[MATERIAL FOR THE TASK]
-.-.-
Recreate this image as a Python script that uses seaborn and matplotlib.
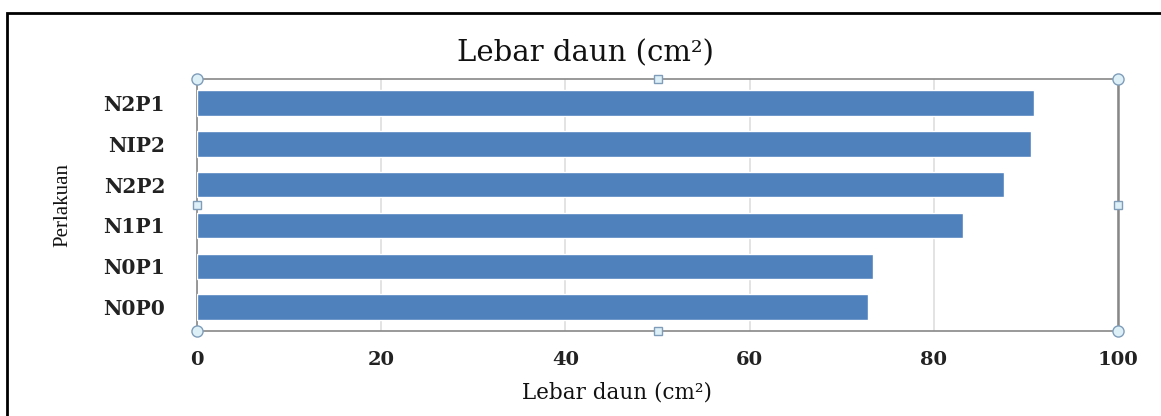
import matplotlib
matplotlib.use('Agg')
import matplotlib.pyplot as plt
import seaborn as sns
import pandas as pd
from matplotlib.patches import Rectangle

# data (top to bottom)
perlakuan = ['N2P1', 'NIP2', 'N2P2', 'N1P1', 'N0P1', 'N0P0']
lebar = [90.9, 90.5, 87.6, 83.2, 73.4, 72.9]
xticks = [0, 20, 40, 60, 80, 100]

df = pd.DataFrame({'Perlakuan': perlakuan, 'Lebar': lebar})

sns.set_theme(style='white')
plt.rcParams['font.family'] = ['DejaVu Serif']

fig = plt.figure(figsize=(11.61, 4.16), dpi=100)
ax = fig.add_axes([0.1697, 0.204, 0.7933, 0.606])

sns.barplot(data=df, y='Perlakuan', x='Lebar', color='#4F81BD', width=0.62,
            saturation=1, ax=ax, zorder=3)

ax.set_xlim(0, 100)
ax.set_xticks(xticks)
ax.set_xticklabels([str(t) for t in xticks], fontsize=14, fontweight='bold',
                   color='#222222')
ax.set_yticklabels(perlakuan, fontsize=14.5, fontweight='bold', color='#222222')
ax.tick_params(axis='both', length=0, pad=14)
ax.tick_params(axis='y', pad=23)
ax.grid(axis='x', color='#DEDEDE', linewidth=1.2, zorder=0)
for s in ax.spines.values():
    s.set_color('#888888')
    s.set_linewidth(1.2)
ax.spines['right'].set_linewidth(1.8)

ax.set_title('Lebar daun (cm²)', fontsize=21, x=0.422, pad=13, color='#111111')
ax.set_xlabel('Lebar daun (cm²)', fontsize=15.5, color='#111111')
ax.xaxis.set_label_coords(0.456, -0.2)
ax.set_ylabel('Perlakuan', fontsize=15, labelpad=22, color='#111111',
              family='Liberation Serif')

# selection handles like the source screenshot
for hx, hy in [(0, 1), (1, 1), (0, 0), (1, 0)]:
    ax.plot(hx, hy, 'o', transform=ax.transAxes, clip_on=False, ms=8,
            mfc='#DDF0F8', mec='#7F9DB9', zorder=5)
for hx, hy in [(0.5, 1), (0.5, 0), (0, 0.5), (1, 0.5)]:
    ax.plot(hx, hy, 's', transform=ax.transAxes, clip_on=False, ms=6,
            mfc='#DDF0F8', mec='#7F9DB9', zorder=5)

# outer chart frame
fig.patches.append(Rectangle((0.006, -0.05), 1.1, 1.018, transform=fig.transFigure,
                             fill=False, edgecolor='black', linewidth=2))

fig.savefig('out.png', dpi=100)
-.-.-
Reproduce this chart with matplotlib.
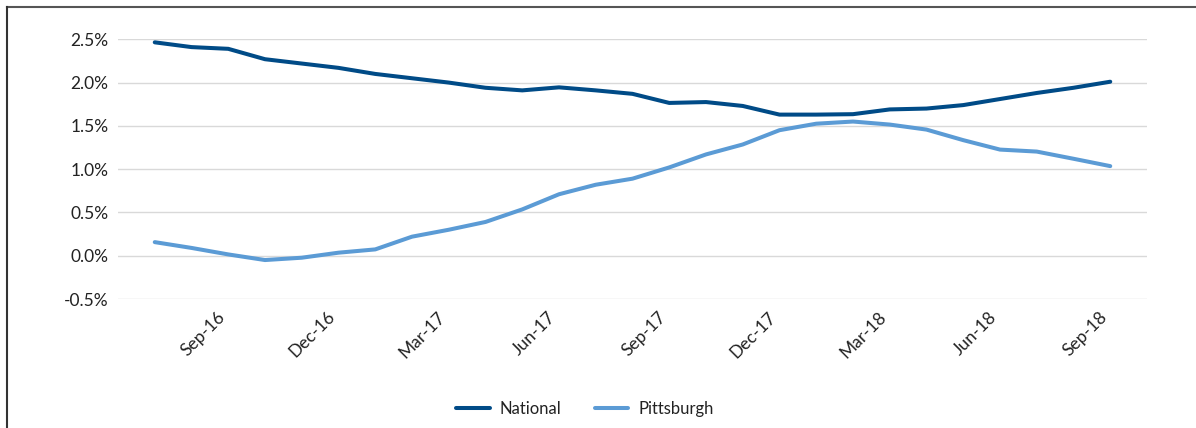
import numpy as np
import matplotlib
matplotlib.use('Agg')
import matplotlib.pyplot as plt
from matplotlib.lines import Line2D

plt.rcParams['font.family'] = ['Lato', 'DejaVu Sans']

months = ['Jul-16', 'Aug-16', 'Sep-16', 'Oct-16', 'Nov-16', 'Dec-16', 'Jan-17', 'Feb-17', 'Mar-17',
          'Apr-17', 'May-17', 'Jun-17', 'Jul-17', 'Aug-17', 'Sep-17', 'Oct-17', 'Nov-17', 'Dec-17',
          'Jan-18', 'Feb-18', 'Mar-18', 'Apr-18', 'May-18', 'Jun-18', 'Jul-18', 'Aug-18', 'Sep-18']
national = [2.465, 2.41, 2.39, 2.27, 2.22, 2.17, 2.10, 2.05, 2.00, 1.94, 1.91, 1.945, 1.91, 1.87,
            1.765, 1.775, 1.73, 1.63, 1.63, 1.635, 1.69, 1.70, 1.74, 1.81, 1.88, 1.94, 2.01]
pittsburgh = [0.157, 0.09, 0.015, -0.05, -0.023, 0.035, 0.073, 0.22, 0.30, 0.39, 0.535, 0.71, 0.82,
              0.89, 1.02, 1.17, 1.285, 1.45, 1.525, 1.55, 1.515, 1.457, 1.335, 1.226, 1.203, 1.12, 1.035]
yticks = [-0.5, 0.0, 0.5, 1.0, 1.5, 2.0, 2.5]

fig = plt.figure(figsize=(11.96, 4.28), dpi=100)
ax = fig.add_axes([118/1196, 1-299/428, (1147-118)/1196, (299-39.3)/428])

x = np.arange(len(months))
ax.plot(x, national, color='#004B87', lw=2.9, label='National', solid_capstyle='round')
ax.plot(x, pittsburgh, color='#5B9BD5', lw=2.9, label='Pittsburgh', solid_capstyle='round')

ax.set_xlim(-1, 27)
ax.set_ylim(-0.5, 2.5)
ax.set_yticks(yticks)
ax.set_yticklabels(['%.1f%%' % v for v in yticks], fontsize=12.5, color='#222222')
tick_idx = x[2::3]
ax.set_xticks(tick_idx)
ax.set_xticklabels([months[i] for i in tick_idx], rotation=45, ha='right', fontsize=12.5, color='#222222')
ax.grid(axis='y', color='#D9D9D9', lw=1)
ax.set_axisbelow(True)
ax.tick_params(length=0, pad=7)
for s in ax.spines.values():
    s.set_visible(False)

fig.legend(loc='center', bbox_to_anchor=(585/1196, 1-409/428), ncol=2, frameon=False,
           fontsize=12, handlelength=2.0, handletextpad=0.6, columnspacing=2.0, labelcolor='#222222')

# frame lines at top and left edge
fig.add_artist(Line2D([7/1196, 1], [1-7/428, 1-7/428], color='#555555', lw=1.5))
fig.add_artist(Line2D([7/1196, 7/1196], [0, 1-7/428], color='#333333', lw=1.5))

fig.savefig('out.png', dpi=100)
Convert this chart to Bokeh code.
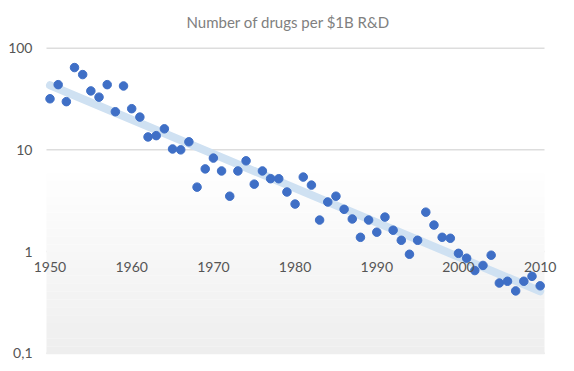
-.-.-
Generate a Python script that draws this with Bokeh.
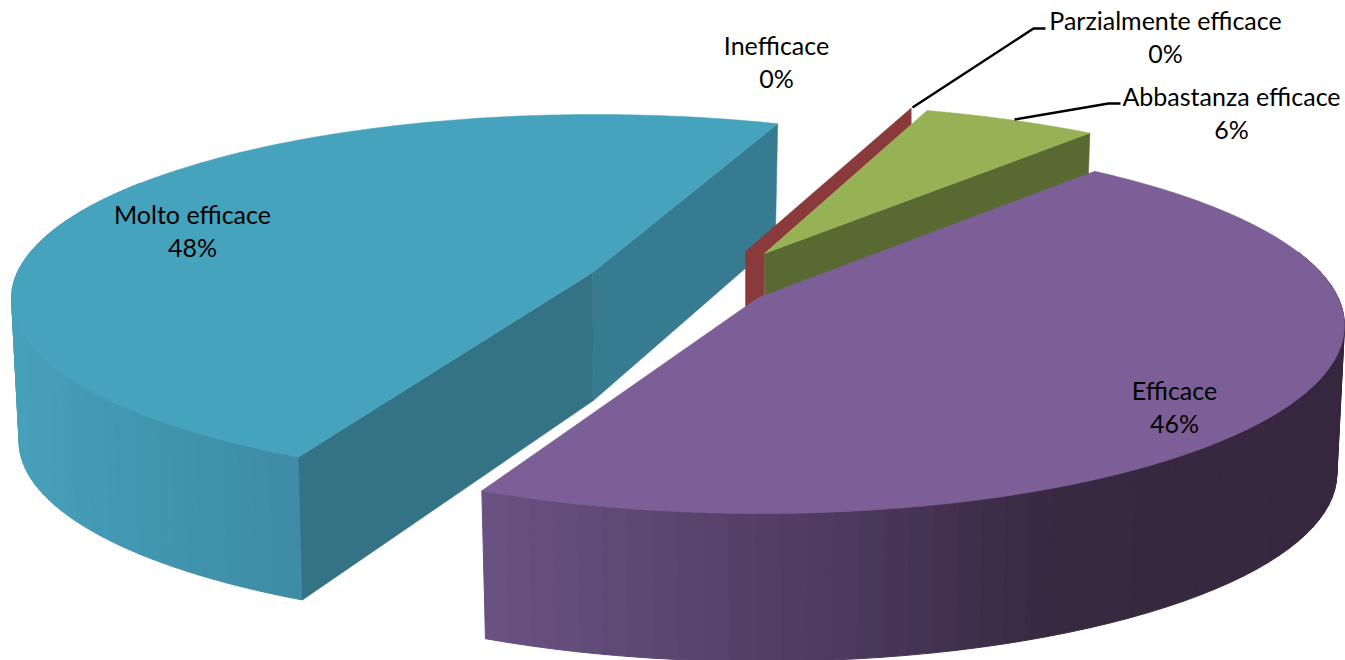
-.-.-
[EXERCISE PROMPT]
Quote word for word only the lines above from the one containing "Recreate this image" through the one containing "ax.spines['right'].set_linewidth(1.8)". Pictures stay out of your copy.

[EXERCISE SOLUTION]
Recreate this image as a Python script that uses seaborn and matplotlib.
import matplotlib
matplotlib.use('Agg')
import matplotlib.pyplot as plt
import seaborn as sns
import pandas as pd
from matplotlib.patches import Rectangle

# data (top to bottom)
perlakuan = ['N2P1', 'NIP2', 'N2P2', 'N1P1', 'N0P1', 'N0P0']
lebar = [90.9, 90.5, 87.6, 83.2, 73.4, 72.9]
xticks = [0, 20, 40, 60, 80, 100]

df = pd.DataFrame({'Perlakuan': perlakuan, 'Lebar': lebar})

sns.set_theme(style='white')
plt.rcParams['font.family'] = ['DejaVu Serif']

fig = plt.figure(figsize=(11.61, 4.16), dpi=100)
ax = fig.add_axes([0.1697, 0.204, 0.7933, 0.606])

sns.barplot(data=df, y='Perlakuan', x='Lebar', color='#4F81BD', width=0.62,
            saturation=1, ax=ax, zorder=3)

ax.set_xlim(0, 100)
ax.set_xticks(xticks)
ax.set_xticklabels([str(t) for t in xticks], fontsize=14, fontweight='bold',
                   color='#222222')
ax.set_yticklabels(perlakuan, fontsize=14.5, fontweight='bold', color='#222222')
ax.tick_params(axis='both', length=0, pad=14)
ax.tick_params(axis='y', pad=23)
ax.grid(axis='x', color='#DEDEDE', linewidth=1.2, zorder=0)
for s in ax.spines.values():
    s.set_color('#888888')
    s.set_linewidth(1.2)
ax.spines['right'].set_linewidth(1.8)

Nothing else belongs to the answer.